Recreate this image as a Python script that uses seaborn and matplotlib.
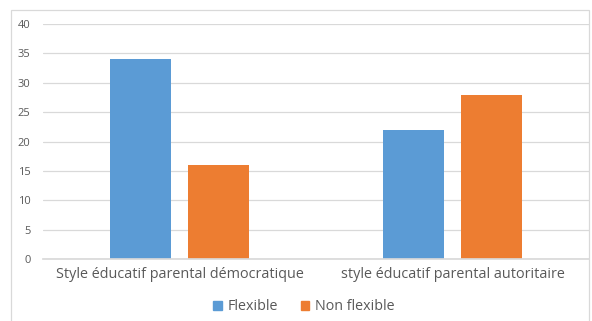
import matplotlib
matplotlib.use("Agg")
import matplotlib.pyplot as plt
import seaborn as sns
import pandas as pd
from matplotlib.patches import Rectangle, Patch

categories = ["Style éducatif parental démocratique", "style éducatif parental autoritaire"]
series_names = ["Flexible", "Non flexible"]
flexible = [34, 22]
non_flexible = [16, 28]
yticks = [0, 5, 10, 15, 20, 25, 30, 35, 40]

df = pd.DataFrame({
    "cat": categories * 2,
    "series": [series_names[0]] * 2 + [series_names[1]] * 2,
    "value": flexible + non_flexible,
})

sns.set_theme(style="white")
plt.rcParams['font.family'] = ['Open Sans', 'DejaVu Sans']

colors = ["#5B9BD5", "#ED7D31"]
W, H = 592, 321
fig = plt.figure(figsize=(W / 100, H / 100), dpi=100)
ax = fig.add_axes([43 / W, 1 - 259 / H, (589 - 43) / W, (259 - 24) / H])

sns.barplot(data=df, x="cat", y="value", hue="series", palette=colors,
            width=0.575, gap=0.223, ax=ax, legend=False, saturation=1,
            linewidth=0)

ax.set_ylim(0, 40)
ax.set_yticks(yticks)
ax.set_yticklabels([str(t) for t in yticks], fontsize=8, color="#595959")
ax.tick_params(axis="x", labelsize=10.4, labelcolor="#595959", length=0, pad=6)
ax.tick_params(axis="y", length=0, pad=9)
ax.grid(axis="y", color="#D9D9D9", linewidth=0.9)
ax.set_axisbelow(True)
for s in ["top", "right", "left"]:
    ax.spines[s].set_visible(False)
ax.spines["bottom"].set_color("#D9D9D9")
ax.set_xlabel("")
ax.set_ylabel("")

handles = [Patch(facecolor=c, edgecolor=c, label=n) for c, n in zip(colors, series_names)]
fig.legend(handles=handles, loc="center", bbox_to_anchor=(304 / W, 1 - 307 / H),
           ncol=2, frameon=False, fontsize=10.3, handlelength=0.6, handleheight=0.6,
           handletextpad=0.4, columnspacing=1.6, labelcolor="#595959")

fig.patches.append(Rectangle((11 / W, -0.01), (589 - 11) / W, 1 - 10 / H + 0.01,
                             transform=fig.transFigure, fill=False,
                             edgecolor="#D9D9D9", linewidth=0.9))

fig.savefig("out.png", dpi=100)
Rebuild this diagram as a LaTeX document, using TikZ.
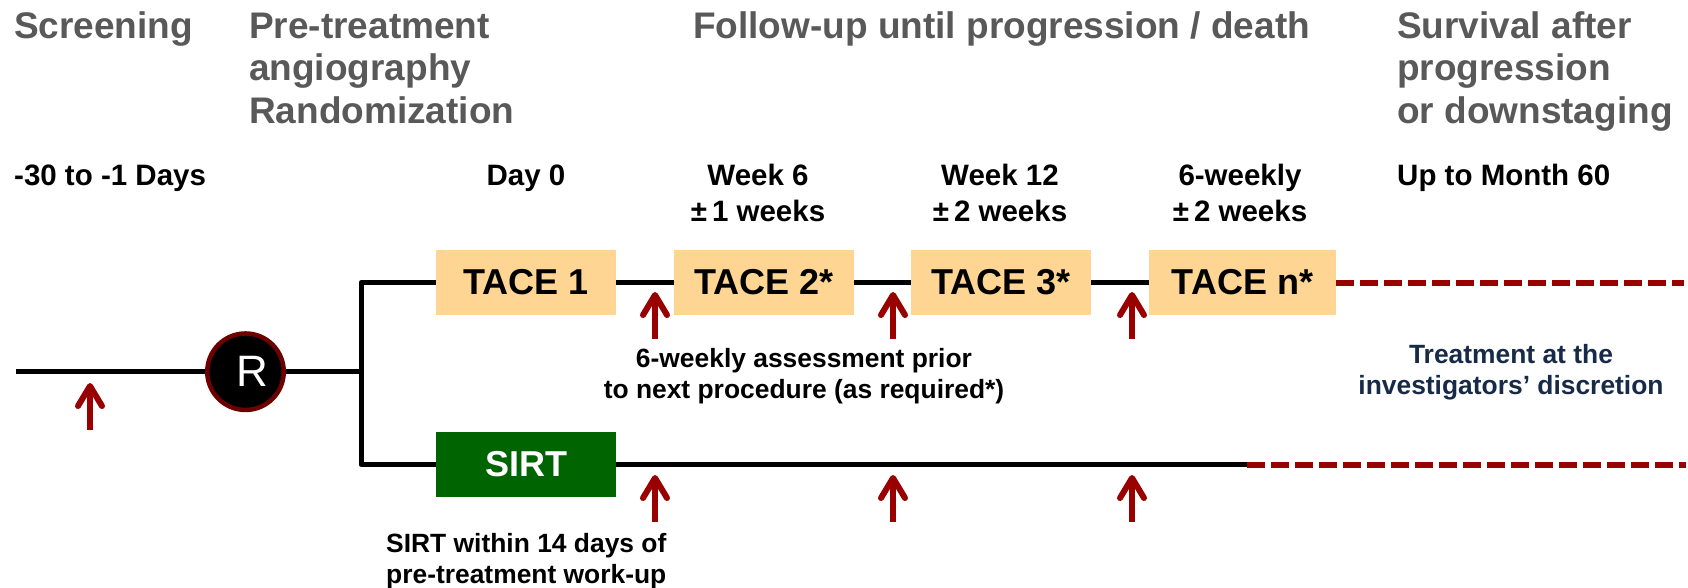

********************

#### TO DO:
Restate the data above word for word. Skip every picture.

#### RESULT OF THIS TASK:
Recreate this image as a Python script that uses seaborn and matplotlib.
import matplotlib
matplotlib.use("Agg")
import matplotlib.pyplot as plt
import seaborn as sns
import pandas as pd
from matplotlib.patches import Rectangle, Patch

categories = ["Style éducatif parental démocratique", "style éducatif parental autoritaire"]
series_names = ["Flexible", "Non flexible"]
flexible = [34, 22]
non_flexible = [16, 28]
yticks = [0, 5, 10, 15, 20, 25, 30, 35, 40]

df = pd.DataFrame({
    "cat": categories * 2,
    "series": [series_names[0]] * 2 + [series_names[1]] * 2,
    "value": flexible + non_flexible,
})

sns.set_theme(style="white")
plt.rcParams['font.family'] = ['Open Sans', 'DejaVu Sans']

colors = ["#5B9BD5", "#ED7D31"]
W, H = 592, 321
fig = plt.figure(figsize=(W / 100, H / 100), dpi=100)
ax = fig.add_axes([43 / W, 1 - 259 / H, (589 - 43) / W, (259 - 24) / H])

sns.barplot(data=df, x="cat", y="value", hue="series", palette=colors,
            width=0.575, gap=0.223, ax=ax, legend=False, saturation=1,
            linewidth=0)

ax.set_ylim(0, 40)
ax.set_yticks(yticks)
ax.set_yticklabels([str(t) for t in yticks], fontsize=8, color="#595959")
ax.tick_params(axis="x", labelsize=10.4, labelcolor="#595959", length=0, pad=6)
ax.tick_params(axis="y", length=0, pad=9)
ax.grid(axis="y", color="#D9D9D9", linewidth=0.9)
ax.set_axisbelow(True)
for s in ["top", "right", "left"]:
    ax.spines[s].set_visible(False)
ax.spines["bottom"].set_color("#D9D9D9")
ax.set_xlabel("")
ax.set_ylabel("")

handles = [Patch(facecolor=c, edgecolor=c, label=n) for c, n in zip(colors, series_names)]
fig.legend(handles=handles, loc="center", bbox_to_anchor=(304 / W, 1 - 307 / H),
           ncol=2, frameon=False, fontsize=10.3, handlelength=0.6, handleheight=0.6,
           handletextpad=0.4, columnspacing=1.6, labelcolor="#595959")

fig.patches.append(Rectangle((11 / W, -0.01), (589 - 11) / W, 1 - 10 / H + 0.01,
                             transform=fig.transFigure, fill=False,
                             edgecolor="#D9D9D9", linewidth=0.9))

fig.savefig("out.png", dpi=100)
Rebuild this diagram as a LaTeX document, using TikZ.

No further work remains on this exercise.